* **Directive**
Extract every line that contains the word "size".

════════════════

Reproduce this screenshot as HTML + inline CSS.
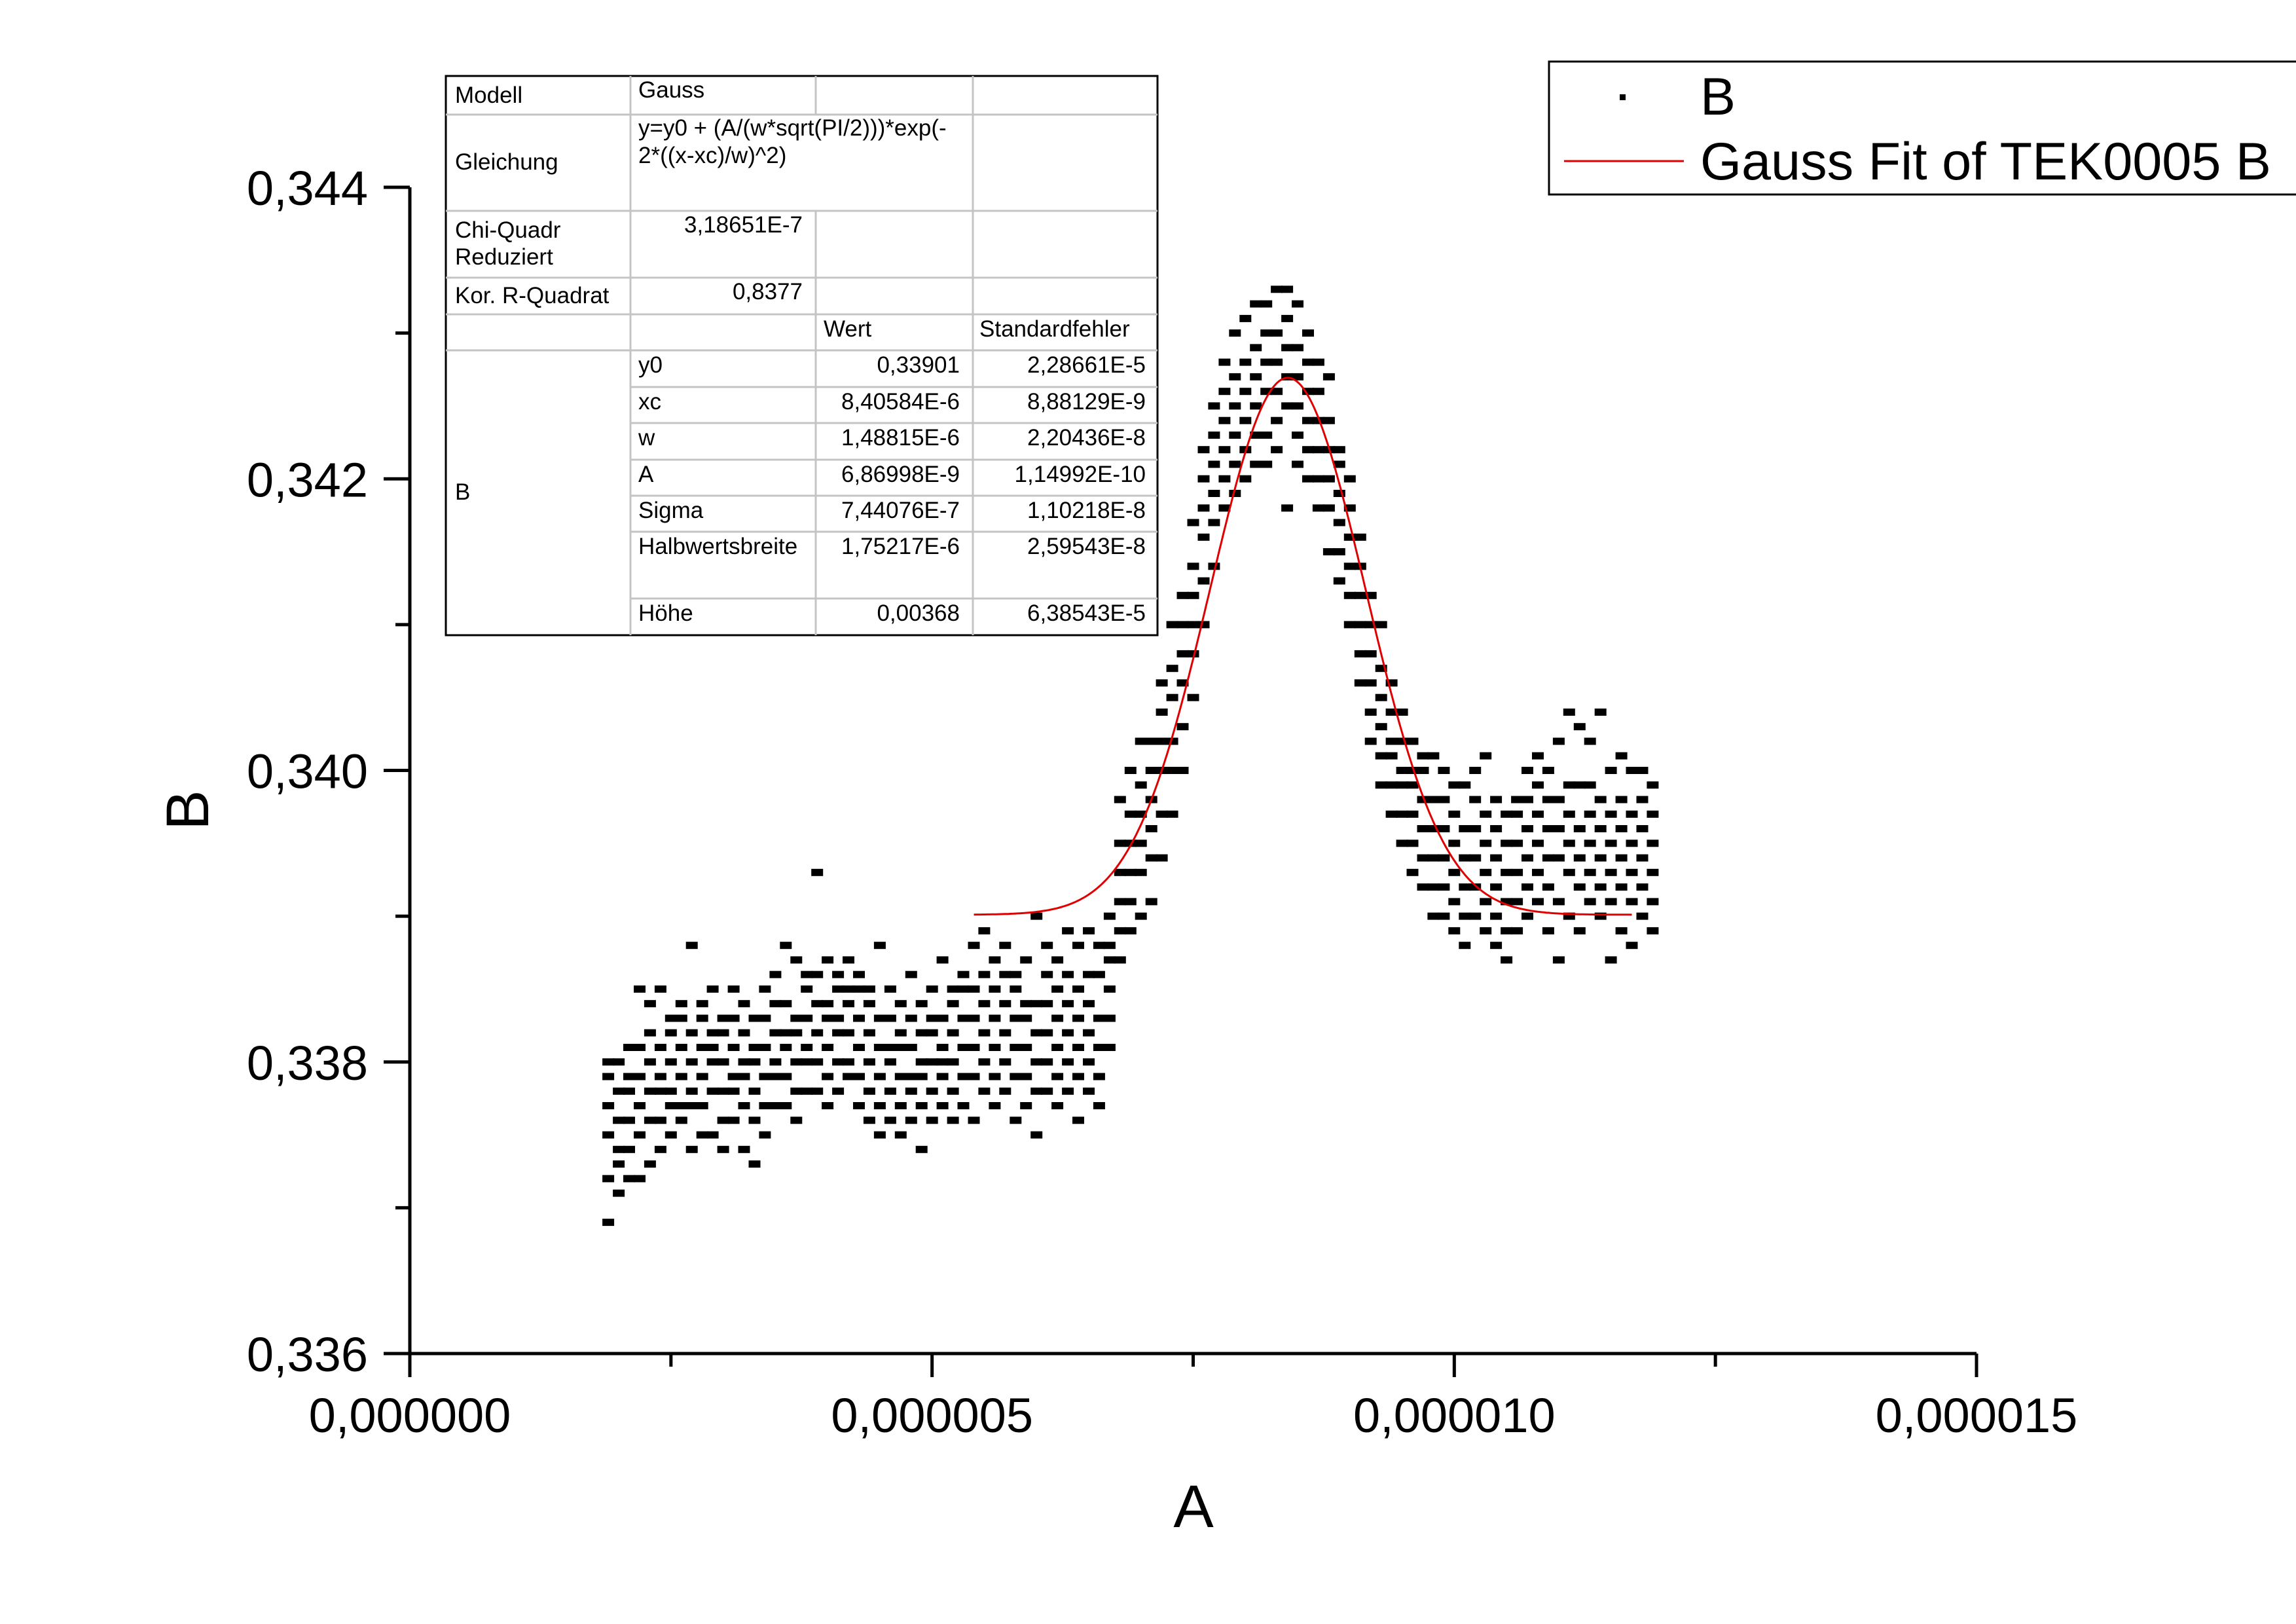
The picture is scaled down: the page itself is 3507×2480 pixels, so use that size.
<!DOCTYPE html>
<html><head><meta charset="utf-8"><style>
html,body{margin:0;padding:0;background:#fff;}
svg{display:block;font-family:"Liberation Sans",Arial,sans-serif;}
</style></head><body>
<svg id="chart" width="3507" height="2480" viewBox="0 0 3507 2480" xmlns="http://www.w3.org/2000/svg">
<rect width="3507" height="2480" fill="#fff"/>
<g id="points"></g>
<path id="fit" fill="none" stroke="#e00000" stroke-width="3"/>
<g id="axes"></g>
<text x="286" y="1237" font-size="92" text-anchor="middle" transform="rotate(-90 286 1237)" dy="32">B</text>
<text x="1823" y="2332" font-size="92" text-anchor="middle">A</text>

<g font-size="35" fill="#000">
<rect x="681" y="116" width="1087" height="854" fill="#fff" stroke="#000" stroke-width="3"/>
<g stroke="#c4c4c4" stroke-width="3">
<line x1="681" y1="175" x2="1768" y2="175"/>
<line x1="681" y1="322" x2="1768" y2="322"/>
<line x1="681" y1="424" x2="1768" y2="424"/>
<line x1="681" y1="480" x2="1768" y2="480"/>
<line x1="681" y1="535" x2="1768" y2="535"/>
<line x1="963" y1="591" x2="1768" y2="591"/>
<line x1="963" y1="646" x2="1768" y2="646"/>
<line x1="963" y1="702" x2="1768" y2="702"/>
<line x1="963" y1="757" x2="1768" y2="757"/>
<line x1="963" y1="812" x2="1768" y2="812"/>
<line x1="963" y1="914" x2="1768" y2="914"/>
<line x1="963" y1="116" x2="963" y2="970"/>
<line x1="1246" y1="116" x2="1246" y2="175"/>
<line x1="1246" y1="322" x2="1246" y2="970"/>
<line x1="1486" y1="116" x2="1486" y2="970"/>
</g>
<text x="695" y="157">Modell</text>
<text x="975" y="149">Gauss</text>
<text x="695" y="259">Gleichung</text>
<text x="975" y="207">y=y0 + (A/(w*sqrt(PI/2)))*exp(-</text>
<text x="975" y="249">2*((x-xc)/w)^2)</text>
<text x="695" y="363">Chi-Quadr</text>
<text x="695" y="404">Reduziert</text>
<text x="1226" y="355" text-anchor="end">3,18651E-7</text>
<text x="695" y="463">Kor. R-Quadrat</text>
<text x="1226" y="457" text-anchor="end">0,8377</text>
<text x="1258" y="514">Wert</text>
<text x="1496" y="514">Standardfehler</text>
<text x="695" y="763">B</text>
<g text-anchor="start">
<text x="975" y="569">y0</text><text x="975" y="625">xc</text><text x="975" y="680">w</text>
<text x="975" y="736">A</text><text x="975" y="791">Sigma</text><text x="975" y="846">Halbwertsbreite</text>
<text x="975" y="948">Höhe</text>
</g>
<g text-anchor="end">
<text x="1466" y="569">0,33901</text><text x="1466" y="625">8,40584E-6</text><text x="1466" y="680">1,48815E-6</text>
<text x="1466" y="736">6,86998E-9</text><text x="1466" y="791">7,44076E-7</text><text x="1466" y="846">1,75217E-6</text>
<text x="1466" y="948">0,00368</text>
<text x="1750" y="569">2,28661E-5</text><text x="1750" y="625">8,88129E-9</text><text x="1750" y="680">2,20436E-8</text>
<text x="1750" y="736">1,14992E-10</text><text x="1750" y="791">1,10218E-8</text><text x="1750" y="846">2,59543E-8</text>
<text x="1750" y="948">6,38543E-5</text>
</g>
</g>

<g>
<rect x="2366" y="94" width="1150" height="203" fill="#fff" stroke="#000" stroke-width="3"/>
<rect x="2474" y="144" width="9" height="9" fill="#000"/>
<text x="2597" y="175" font-size="81">B</text>
<line x1="2389" y1="246" x2="2572" y2="246" stroke="#e00000" stroke-width="3"/>
<text x="2597" y="274" font-size="81">Gauss Fit of TEK0005 B</text>
</g>
</svg>
<script>
const xTicks = [0, 5, 10, 15];
const xTickLabels = ["0,000000", "0,000005", "0,000010", "0,000015"];
const yTicks = [0.336, 0.338, 0.340, 0.342, 0.344];
const yTickLabels = ["0,336", "0,338", "0,340", "0,342", "0,344"];
// A values in units of 1e-6
const colX = [1.9,2.0,2.1,2.2,2.3,2.4,2.5,2.6,2.7,2.8,2.9,3.0,3.1,3.2,3.3,3.4,3.5,3.6,3.7,3.8,3.9,4.0,4.1,4.2,4.3,4.4,4.5,4.6,4.7,4.8,4.9,5.0,5.1,5.2,5.3,5.4,5.5,5.6,5.7,5.8,5.9,6.0,6.1,6.2,6.3,6.4,6.5,6.6,6.7,6.8,6.9,7.0,7.1,7.2,7.3,7.4,7.5,7.6,7.7,7.8,7.9,8.0,8.1,8.2,8.3,8.4,8.5,8.6,8.7,8.8,8.9,9.0,9.1,9.2,9.3,9.4,9.5,9.6,9.7,9.8,9.9,10.0,10.1,10.2,10.3,10.4,10.5,10.6,10.7,10.8,10.9,11.0,11.1,11.2,11.3,11.4,11.5,11.6,11.7,11.8,11.9];
const colY = [
[.3369,.3372,.3375,.3377,.3379,.3380],[.3371,.3373,.3374,.3376,.3378,.3380],[.3372,.3374,.3376,.3378,.3379,.3381],[.3372,.3375,.3377,.3379,.3381,.3385],
[.3373,.3376,.3378,.3380,.3382,.3384],[.3374,.3376,.3378,.3379,.3381,.3385],[.3375,.3377,.3378,.3380,.3382,.3383],[.3376,.3377,.3379,.3381,.3383,.3384],
[.3374,.3377,.3378,.3380,.3382,.3388],[.3375,.3377,.3379,.3381,.3383,.3384],[.3375,.3378,.3380,.3381,.3382,.3385],[.3374,.3376,.3378,.3380,.3382,.3383],
[.3376,.3378,.3379,.3381,.3383,.3385],[.3374,.3377,.3379,.3380,.3382,.3384],[.3373,.3376,.3378,.3380,.3381,.3383],[.3375,.3377,.3379,.3381,.3383,.3385],
[.3377,.3379,.3380,.3382,.3384,.3386],[.3377,.3379,.3381,.3382,.3384,.3388],[.3376,.3378,.3380,.3382,.3383,.3387],[.3378,.3380,.3381,.3383,.3385,.3386],
[.3378,.3380,.3382,.3384,.3386,.3393],[.3377,.3379,.3381,.3383,.3384,.3387],[.3378,.3380,.3382,.3383,.3385,.3386],[.3379,.3380,.3382,.3384,.3385,.3387],
[.3377,.3379,.3381,.3383,.3385,.3386],[.3376,.3378,.3380,.3382,.3384,.3385],[.3375,.3377,.3379,.3381,.3383,.3388],[.3376,.3378,.3380,.3381,.3383,.3385],
[.3375,.3377,.3379,.3381,.3382,.3384],[.3376,.3378,.3379,.3381,.3383,.3386],[.3374,.3377,.3379,.3380,.3382,.3384],[.3376,.3378,.3380,.3382,.3383,.3385],
[.3377,.3379,.3380,.3381,.3383,.3387],[.3376,.3378,.3380,.3382,.3384,.3385],[.3377,.3379,.3381,.3383,.3385,.3386],[.3376,.3379,.3381,.3383,.3385,.3388],
[.3378,.3380,.3382,.3384,.3386,.3389],[.3377,.3379,.3381,.3383,.3385,.3387],[.3378,.3380,.3382,.3384,.3386,.3388],[.3376,.3379,.3381,.3383,.3385,.3386],
[.3377,.3379,.3381,.3383,.3384,.3387],[.3375,.3378,.3380,.3382,.3384,.3390],[.3378,.3380,.3382,.3384,.3386,.3388],[.3377,.3379,.3381,.3383,.3385,.3387],
[.3378,.3380,.3382,.3384,.3386,.3389],[.3376,.3379,.3381,.3383,.3385,.3388],[.3378,.3380,.3382,.3384,.3386,.3389],[.3377,.3379,.3381,.3383,.3386,.3388],
[.3381,.3383,.3385,.3387,.3388,.3390],[.3387,.3389,.3391,.3393,.3395,.3398],[.3389,.3391,.3393,.3395,.3397,.3400],[.3390,.3393,.3395,.3397,.3399,.3402],
[.3391,.3394,.3396,.3398,.3400,.3402],[.3394,.3397,.3400,.3402,.3404,.3406],[.3397,.3400,.3402,.3405,.3407,.3410],[.3400,.3403,.3406,.3408,.3410,.3412],
[.3405,.3408,.3410,.3412,.3414,.3417],[.3410,.3413,.3416,.3418,.3420,.3422],[.3414,.3417,.3419,.3421,.3423,.3425],[.3418,.3420,.3422,.3424,.3426,.3428],
[.3419,.3421,.3423,.3425,.3427,.3430],[.3420,.3422,.3424,.3426,.3428,.3431],[.3421,.3423,.3425,.3427,.3429,.3432],[.3421,.3423,.3426,.3428,.3430,.3432],
[.3422,.3424,.3426,.3428,.3430,.3433],[.3418,.3425,.3427,.3429,.3431,.3433],[.3421,.3423,.3425,.3427,.3429,.3432],[.3420,.3422,.3424,.3426,.3428,.3430],
[.3418,.3420,.3422,.3424,.3426,.3428],[.3415,.3418,.3420,.3422,.3424,.3427],[.3413,.3415,.3417,.3419,.3421,.3422],[.3410,.3412,.3414,.3416,.3418,.3420],
[.3406,.3408,.3410,.3412,.3414,.3416],[.3402,.3404,.3406,.3408,.3410,.3412],[.3399,.3401,.3403,.3405,.3407,.3410],[.3397,.3399,.3401,.3402,.3404,.3406],
[.3395,.3397,.3399,.3400,.3402,.3404],[.3393,.3395,.3397,.3399,.3400,.3402],[.3392,.3394,.3396,.3398,.3400,.3401],[.3390,.3392,.3394,.3396,.3398,.3401],
[.3390,.3392,.3394,.3396,.3398,.3400],[.3389,.3391,.3393,.3395,.3397,.3399],[.3388,.3390,.3392,.3394,.3396,.3399],[.3390,.3392,.3394,.3396,.3398,.3400],
[.3389,.3391,.3393,.3395,.3397,.3401],[.3388,.3390,.3392,.3394,.3396,.3398],[.3387,.3389,.3391,.3393,.3395,.3397],[.3389,.3391,.3393,.3395,.3397,.3398],
[.3390,.3392,.3394,.3396,.3398,.3400],[.3391,.3393,.3395,.3397,.3399,.3401],[.3389,.3392,.3394,.3396,.3398,.3400],[.3387,.3391,.3394,.3396,.3398,.3402],
[.3390,.3393,.3395,.3397,.3399,.3404],[.3389,.3392,.3394,.3396,.3399,.3403],[.3391,.3393,.3395,.3397,.3399,.3402],[.3390,.3392,.3394,.3396,.3398,.3404],
[.3387,.3391,.3393,.3395,.3397,.3400],[.3389,.3392,.3394,.3396,.3398,.3401],[.3388,.3391,.3393,.3395,.3397,.3400],[.3390,.3392,.3394,.3396,.3398,.3400],
[.3389,.3391,.3393,.3395,.3397,.3399]
];
// Gauss fit parameters (x in units of 1e-6)
const fitY0 = 0.33901;
const fitXc = 8.40584;
const fitW = 1.48815;
const fitA = 0.00686998;
const fitRange = [5.4, 11.7];

const X0 = 626, X1 = 3019, Y0 = 2067, Y1 = 286;
const xMin = 0, xMax = 15, yMin = 0.336, yMax = 0.344;
function sx(v){ return X0 + (v - xMin) / (xMax - xMin) * (X1 - X0); }
function sy(v){ return Y0 - (v - yMin) / (yMax - yMin) * (Y0 - Y1); }
const NS = "http://www.w3.org/2000/svg";
function mk(tag, attrs){ const e = document.createElementNS(NS, tag); for (const k in attrs) e.setAttribute(k, attrs[k]); return e; }

const pg = document.getElementById('points');
colX.forEach((x, i) => {
  colY[i].forEach(y => {
    const r = mk('rect', {x: (sx(x) - 9).toFixed(1), y: (sy(y) - 5.5).toFixed(1), width: 18, height: 11, fill: '#000'});
    
    
    pg.appendChild(r);
  });
});

let d = '';
const n = 300;
for (let i = 0; i <= n; i++) {
  const x = fitRange[0] + (fitRange[1] - fitRange[0]) * i / n;
  const y = fitY0 + fitA / (fitW * Math.sqrt(Math.PI / 2)) * Math.exp(-2 * Math.pow((x - fitXc) / fitW, 2));
  d += (i ? 'L' : 'M') + sx(x).toFixed(1) + ' ' + sy(y).toFixed(1);
}
document.getElementById('fit').setAttribute('d', d);

const ax = document.getElementById('axes');
const yAxis = mk('line', {x1: X0, y1: Y0 + 2, x2: X0, y2: Y1, stroke: '#000', 'stroke-width': 5});


ax.appendChild(yAxis);
const xAxis = mk('line', {x1: X0 - 2, y1: Y0, x2: X1, y2: Y0, stroke: '#000', 'stroke-width': 5});


ax.appendChild(xAxis);
xTicks.forEach((t, i) => {
  const l = mk('line', {x1: sx(t), y1: Y0, x2: sx(t), y2: Y0 + 36, stroke: '#000', 'stroke-width': 5});
  
  
  ax.appendChild(l);
  const tx = mk('text', {x: sx(t), y: 2187, 'font-size': 74, 'text-anchor': 'middle'});
  tx.textContent = xTickLabels[i];
  
  
  ax.appendChild(tx);
  if (i < xTicks.length - 1) {
    const m = mk('line', {x1: sx(t + 2.5), y1: Y0, x2: sx(t + 2.5), y2: Y0 + 20, stroke: '#000', 'stroke-width': 5});
    
    
    ax.appendChild(m);
  }
});
yTicks.forEach((t, i) => {
  const l = mk('line', {x1: X0 - 40, y1: sy(t), x2: X0, y2: sy(t), stroke: '#000', 'stroke-width': 5});
  
  
  ax.appendChild(l);
  const tx = mk('text', {x: 562, y: sy(t) + 27, 'font-size': 74, 'text-anchor': 'end'});
  tx.textContent = yTickLabels[i];
  
  
  ax.appendChild(tx);
  if (i < yTicks.length - 1) {
    const m = mk('line', {x1: X0 - 22, y1: sy(t + 0.001), x2: X0, y2: sy(t + 0.001), stroke: '#000', 'stroke-width': 5});
    
    
    ax.appendChild(m);
  }
});
</script>
</body></html>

════════════════

* **Task solution**
The picture is scaled down: the page itself is 3507×2480 pixels, so use that size.
<text x="286" y="1237" font-size="92" text-anchor="middle" transform="rotate(-90 286 1237)" dy="32">B</text>
<text x="1823" y="2332" font-size="92" text-anchor="middle">A</text>
<g font-size="35" fill="#000">
<text x="2597" y="175" font-size="81">B</text>
<text x="2597" y="274" font-size="81">Gauss Fit of TEK0005 B</text>
  const tx = mk('text', {x: sx(t), y: 2187, 'font-size': 74, 'text-anchor': 'middle'});
  const tx = mk('text', {x: 562, y: sy(t) + 27, 'font-size': 74, 'text-anchor': 'end'});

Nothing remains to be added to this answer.